A united and strong SLPP has always been relied on by our people to deliver positive milestones for our nation: Independence from the British, establishment of agricultural cooperatives under SLPMB, ending our senseless civil war and building democracy and its attendant institutions after that war. We need to unite SLPP again and build its organizational capacity to protect our nation’s democracy and take economic power to our people. This is the call I am answering to in my aspiration to be the Flag bearer of our great SLPP and with your help to be President of Sierra Leone.
The SLPP and Sierra Leone need a leader who can foster national cohesion and bridge the big divide that currently exists. I am that leader. Having hailed from the east, been brought up in the South, acquired a wife from the North, lived and associated with people and organizations in the west and worked in all regions of this country.
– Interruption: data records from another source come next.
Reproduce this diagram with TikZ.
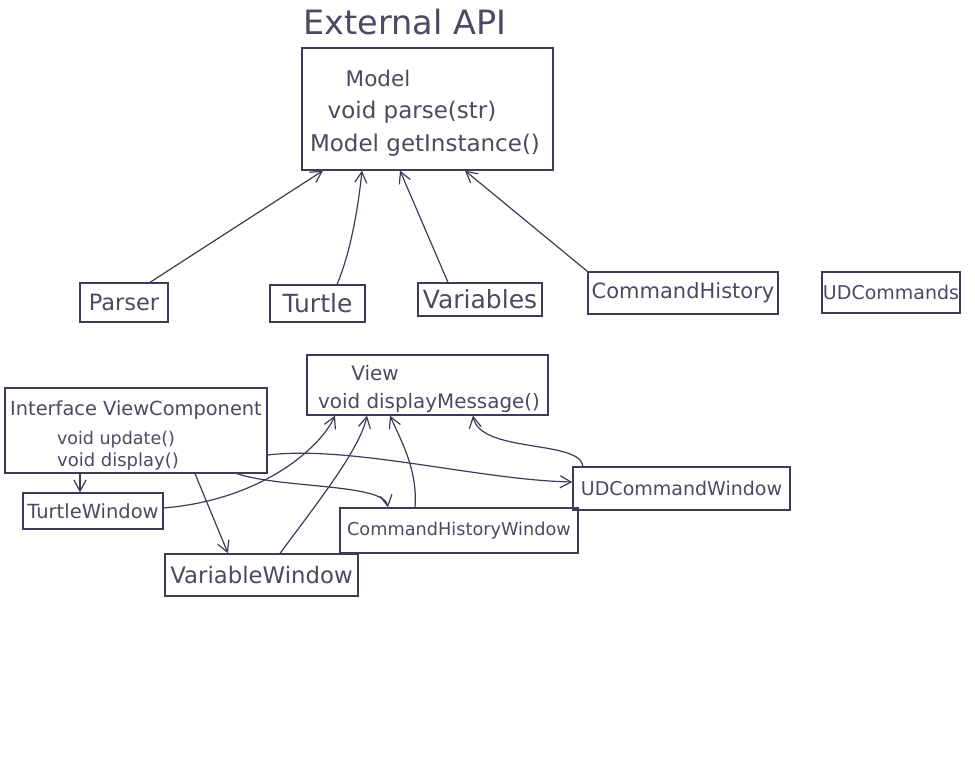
\documentclass[tikz,border=0pt]{standalone}
\usepackage{fontspec}
\setmainfont{DejaVu Sans}
\usetikzlibrary{arrows.meta}
\newcommand\myfs[1]{\fontsize{#1}{#1}\selectfont}
\definecolor{ink}{HTML}{3C3C58}
\definecolor{txt}{HTML}{4A4A62}
\tikzset{
  box/.style={draw=ink, line width=1.3pt, inner sep=0pt, text=txt},
  lbl/.style={inner sep=0pt, text=txt},
  arr/.style={draw=ink, line width=1.2pt, -{Straight Barb[length=11pt,width=12pt]}},
}
\begin{document}
\begin{tikzpicture}[x=1pt,y=-1pt]
\useasboundingbox[fill=white] (0,0) rectangle (975,765);
% title
\node[lbl] (title) at (405,22) {\myfs{33.5}External API};
% model
\node[box, minimum width=251pt, minimum height=122pt] (model) at (427.5,109) {};
\node[lbl] (m1) at (378,78) {\myfs{21.5}Model};
\node[lbl] (m2) at (412,112) {\myfs{23}void parse(str)};
\node[lbl] (m3) at (425,145) {\myfs{23}Model getInstance()};
% top row
\node[box, minimum width=88pt, minimum height=39pt] (parser) at (124,302.5) {\myfs{22.5}Parser};
\node[box, minimum width=95pt, minimum height=37pt] (turtle) at (317.5,303.5) {\myfs{25}Turtle};
\node[box, minimum width=124pt, minimum height=33pt] (variables) at (480,299.5) {\myfs{25}Variables};
\node[box, minimum width=190pt, minimum height=42pt] (cmdhist) at (683,293) {\myfs{21}CommandHistory};
\node[box, minimum width=138pt, minimum height=41pt] (udcmds) at (891,292.5) {\myfs{19}UDCommands};
% view
\node[box, minimum width=241pt, minimum height=60pt] (view) at (427.5,385) {};
\node[lbl] (v1) at (375,373) {\myfs{20}View};
\node[lbl] (v2) at (429,403) {\myfs{19.9}void displayMessage()};
% view component
\node[box, minimum width=262pt, minimum height=85pt] (viewcomp) at (136,430.5) {};
\node[lbl] (c1) at (136,410) {\myfs{19.4}Interface ViewComponent};
\node[lbl] (c2) at (116,440) {\myfs{17.5}void update()};
\node[lbl] (c3) at (118,462) {\myfs{18}void display()};
% windows
\node[box, minimum width=140pt, minimum height=36pt] (turtlewin) at (93,511) {\myfs{19.5}TurtleWindow};
\node[box, minimum width=193pt, minimum height=42pt] (varwin) at (261.5,575) {\myfs{22.8}VariableWindow};
\node[box, minimum width=238pt, minimum height=45pt] (cmdhistwin) at (459,530.5) {\myfs{17.7}CommandHistoryWindow};
\node[box, minimum width=217pt, minimum height=43pt] (udcmdwin) at (681.5,488.5) {\myfs{19}UDCommandWindow};
% connectors to model
\draw[arr] ([xshift=26pt]parser.north) -- ([xshift=-104.5pt]model.south);
\draw[arr] ([xshift=19.5pt]turtle.north) .. controls +(13,-30) and +(-4,39) .. ([xshift=-65.5pt]model.south);
\draw[arr] ([xshift=-32pt]variables.north) -- ([xshift=-27.5pt]model.south);
\draw[arr] (cmdhist.north west) -- ([xshift=37.5pt]model.south);
% view component relations
\draw[arr] ([xshift=-56pt]viewcomp.south) -- ([xshift=-13pt]turtlewin.north);
\draw[arr] ([xshift=59pt]viewcomp.south) -- ([xshift=-33.5pt]varwin.north);
\draw[arr] ([xshift=101pt]viewcomp.south) .. controls +(45,15) and +(-4,-24) .. ([xshift=-71pt]cmdhistwin.north);
\draw[arr] ([yshift=-24.5pt]viewcomp.east) .. controls +(83,-10) and +(-93,-2) .. ([yshift=6.5pt]udcmdwin.west);
% windows to view
\draw[arr] ([yshift=3pt]turtlewin.east) .. controls +(97,-8) and +(-15,33) .. ([xshift=-92.5pt]view.south);
\draw[arr] ([xshift=18.5pt]varwin.north) .. controls +(40,-54) and +(-7,33) .. ([xshift=-60.5pt]view.south);
\draw[arr] ([xshift=-44pt]cmdhistwin.north) .. controls +(3,-38) and +(10,23) .. ([xshift=-37.5pt]view.south);
\draw[arr] ([xshift=-98.5pt]udcmdwin.north) .. controls +(-3,-27) and +(7,38) .. ([xshift=45.5pt]view.south);
\end{tikzpicture}
\end{document}
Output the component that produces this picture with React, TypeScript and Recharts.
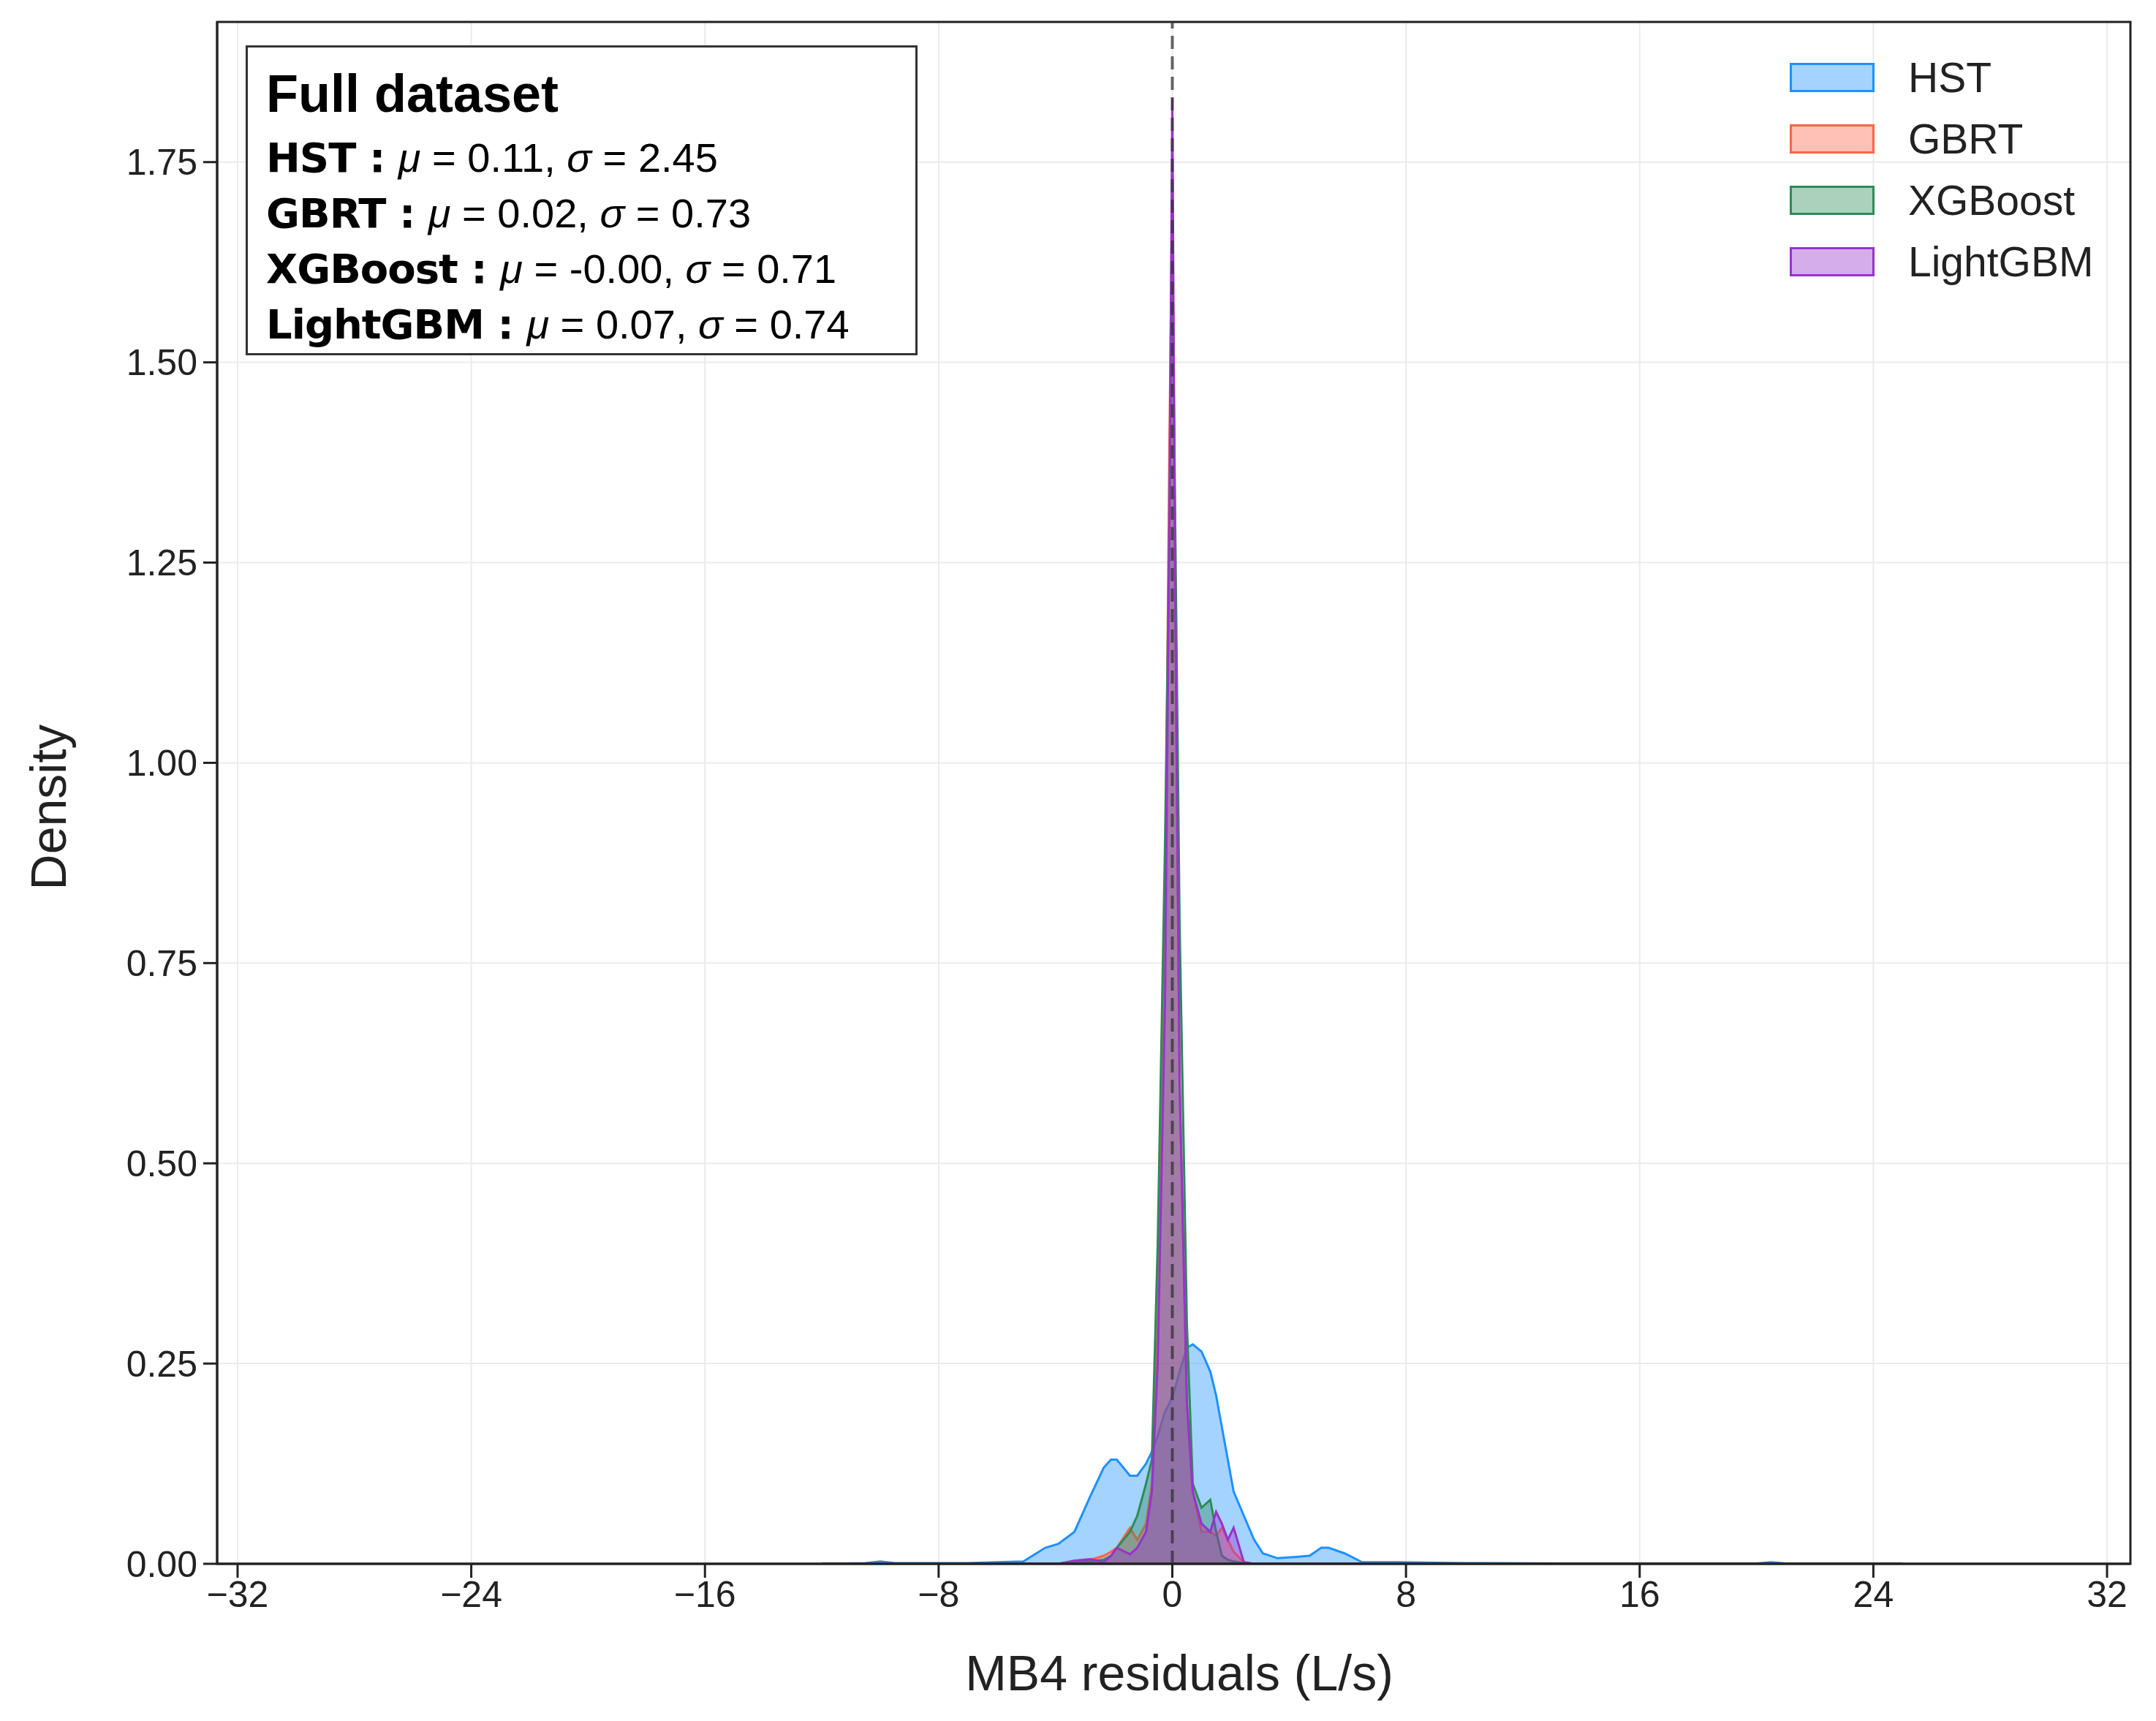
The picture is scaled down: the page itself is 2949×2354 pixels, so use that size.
import React from 'react';
import { ComposedChart, Area, XAxis, YAxis, CartesianGrid, ReferenceLine, ReferenceArea } from 'recharts';

const xs = [-12, -10.5, -10, -9.5, -8, -7, -6, -5.1, -4.35, -3.9, -3.35, -2.8, -2.35, -2.1, -1.9, -1.45, -1.2, -0.9, -0.7, -0.5, -0.25, -0.1, 0, 0.1, 0.25, 0.5, 0.7, 1.0, 1.3, 1.5, 1.7, 1.9, 2.1, 2.45, 2.8, 3.1, 3.6, 4.35, 4.7, 5.1, 5.35, 5.9, 6.5, 7.7, 10, 15, 20, 20.5, 21, 25];
const hst = [0, 0.001, 0.003, 0.001, 0.001, 0.001, 0.002, 0.003, 0.02, 0.025, 0.04, 0.085, 0.12, 0.13, 0.13, 0.11, 0.11, 0.125, 0.14, 0.16, 0.19, 0.2, 0.21, 0.22, 0.24, 0.27, 0.274, 0.265, 0.24, 0.21, 0.17, 0.13, 0.09, 0.06, 0.03, 0.013, 0.007, 0.009, 0.01, 0.02, 0.02, 0.013, 0.002, 0.002, 0.001, 0.0003, 0.0005, 0.002, 0.0005, 0];
const gbrt = [0, 0, 0, 0, 0, 0, 0, 0, 0, 0, 0.004, 0.005, 0.01, 0.015, 0.02, 0.045, 0.03, 0.05, 0.1, 0.3, 0.8, 1.4, 1.71, 1.2, 0.6, 0.2, 0.09, 0.04, 0.04, 0.035, 0.045, 0.03, 0.015, 0.002, 0, 0, 0, 0, 0, 0, 0, 0, 0, 0, 0, 0, 0, 0, 0, 0];
const xgb = [0, 0, 0, 0, 0, 0, 0, 0, 0, 0, 0.003, 0.003, 0.005, 0.01, 0.02, 0.04, 0.06, 0.1, 0.13, 0.4, 0.9, 1.3, 1.65, 1.3, 0.8, 0.3, 0.1, 0.07, 0.08, 0.04, 0.01, 0.005, 0.003, 0.001, 0, 0, 0, 0, 0, 0, 0, 0, 0, 0, 0, 0, 0, 0, 0, 0];
const lgbm = [0, 0, 0, 0, 0, 0, 0, 0, 0, 0, 0.004, 0.006, 0.002, 0.01, 0.02, 0.012, 0.02, 0.04, 0.09, 0.25, 0.7, 1.3, 1.83, 1.2, 0.6, 0.2, 0.09, 0.05, 0.04, 0.065, 0.05, 0.03, 0.045, 0.002, 0, 0, 0, 0, 0, 0, 0, 0, 0, 0, 0, 0, 0, 0, 0, 0];

const xTicks = [-32, -24, -16, -8, 0, 8, 16, 24, 32];
const yTicks = [0, 0.25, 0.5, 0.75, 1.0, 1.25, 1.5, 1.75];

const seriesNames = ['HST', 'GBRT', 'XGBoost', 'LightGBM'];
const colors = ['#1E90FF', '#FF6347', '#2E8B57', '#9932CC'];
const stats = [
  ['HST', '0.11', '2.45'],
  ['GBRT', '0.02', '0.73'],
  ['XGBoost', '-0.00', '0.71'],
  ['LightGBM', '0.07', '0.74'],
];

const data = xs.map((x, i) => ({ x, HST: hst[i], GBRT: gbrt[i], XGBoost: xgb[i], LightGBM: lgbm[i] }));

const font = '"Liberation Sans", Arial, sans-serif';
const W = 2933;
const H = 2340;

export default function App() {
  const tickStyle = { fontSize: 50, fill: '#222', fontFamily: font };
  return (
    <div style={{ position: 'relative', width: W, height: H, fontFamily: font, background: '#fff' }}>
      <ComposedChart width={W} height={H} data={data} margin={{ top: 22, right: 27, bottom: 0, left: 0 }}>
        <CartesianGrid stroke="#ebebeb" strokeWidth={2} />
        <XAxis
          dataKey="x"
          type="number"
          domain={[-32.7, 32.8]}
          ticks={xTicks}
          allowDataOverflow
          height={209}
          tick={tickStyle}
          tickFormatter={(v: number) => String(v).replace('-', '\u2212')}
          tickSize={19}
          tickMargin={4}
          stroke="#222"
          strokeWidth={3}
        />
        <YAxis
          type="number"
          domain={[0, 1.925]}
          ticks={yTicks}
          allowDataOverflow
          width={289}
          tick={tickStyle}
          tickFormatter={(v: number) => v.toFixed(2)}
          tickSize={19}
          tickMargin={8}
          stroke="#222"
          strokeWidth={3}
        />
        {seriesNames.map((n, i) => (
          <Area
            key={n}
            dataKey={n}
            type="linear"
            stroke={colors[i]}
            strokeWidth={3}
            fill={colors[i]}
            fillOpacity={0.4}
            isAnimationActive={false}
            dot={false}
            activeDot={false}
          />
        ))}
        <ReferenceLine x={0} stroke="#333" strokeOpacity={0.75} strokeWidth={4} strokeDasharray="18 10" />
        <ReferenceArea x1={-32.7} x2={32.8} y1={0} y2={1.925} fill="none" stroke="#222" strokeWidth={3} ifOverflow="visible" />
      </ComposedChart>

      {/* stats box */}
      <div style={{ position: 'absolute', left: 328, top: 54, width: 913, height: 418, border: '3px solid #333', background: '#fff' }}>
        <div style={{ position: 'absolute', left: 25, top: 22, fontSize: 72, fontWeight: 'bold', color: '#000', fontFamily: font }}>Full dataset</div>
        {stats.map((s, i) => (
          <div key={s[0]} style={{ position: 'absolute', left: 25, top: 118 + i * 76, fontSize: 56, color: '#000', whiteSpace: 'nowrap' }}>
            <span style={{ fontFamily: '"DejaVu Sans", sans-serif', fontWeight: 'bold', letterSpacing: -1 }}>{s[0]} : </span>
            <span style={{ fontFamily: font }}> <i>μ</i> = {s[1]}, <i>σ</i> = {s[2]}</span>
          </div>
        ))}
      </div>

      {/* legend */}
      <div style={{ position: 'absolute', left: 2440, top: 56 }}>
        {seriesNames.map((n, i) => (
          <div key={n} style={{ display: 'flex', alignItems: 'center', height: 84 }}>
            <div style={{ width: 116, height: 40, boxSizing: 'border-box', border: `3px solid ${colors[i]}`, background: colors[i] + '66' }} />
            <div style={{ marginLeft: 46, fontSize: 57, color: '#222', fontFamily: font }}>{n}</div>
          </div>
        ))}
      </div>

      {/* axis titles */}
      <div style={{ position: 'absolute', left: 1605, top: 2280, transform: 'translate(-50%, -50%)', fontSize: 68, color: '#222', whiteSpace: 'nowrap' }}>MB4 residuals (L/s)</div>
      <div style={{ position: 'absolute', left: 58, top: 1096, transform: 'translate(-50%, -50%) rotate(-90deg)', fontSize: 68, color: '#222', whiteSpace: 'nowrap' }}>Density</div>
    </div>
  );
}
In the end the decision would have to be based on who you can trust from personal experiences of his or her leadership to take this country forward. I am that leader. I have fought a good fight, I have kept the SLPP and national faith. Together with you, let us take economic power back to the people.
Before this speech, I promised myself I will endeavour not to be long winded as I realise that whilst the constitution guarantees free speech, it does not guarantee listeners. I further resolved to be guided by the advice that Public speakers should speak up so they can be heard, stand up so they can be seen, and shut up so they can be enjoyed. I will therefore conclude whilst you are still awake.
In concluding may I take this opportunity to thank all those of you who have stood and continue to stand against the recent unconstitutional acts of government and the continuous etching away of the democratic foundations that were set up after the war. You are indeed true Sierra Leoneans who want our country to be exalted. The UK &I Branch has been at the forefront of this resistance and has lent a hand through its executive and membership to make this occasion a success. I thank Chairman Jimmy Batilo Songa and his team profoundly for this.
I would like to thank you all for gracing this occasion. I particularly thank members of Team Keili in the UK who have worked assiduously to make this event a success. They have spent a long time planning it and I thank them for their commitment to our common cause. I cannot thank my team members who have come from areas far afield like the USA, Canada and Sierra Leone for this occasion enough. My wife could not unfortunately be here tonight as schools have just reopened but she gave me permission to miss our 30th wedding anniversary, which is on April 20. She sends her felicitations.
Distinguished ladies and gentlemen, I pray that God may be able to use all of you to continue to be an instrument of healing and hope for all who find Sierra Leone a hard and difficult place to be. Let us take economic power back to the people. High we still exalt thee, Sierra Leone, realm of the free.
Thank you and God Bless Sierra Leone.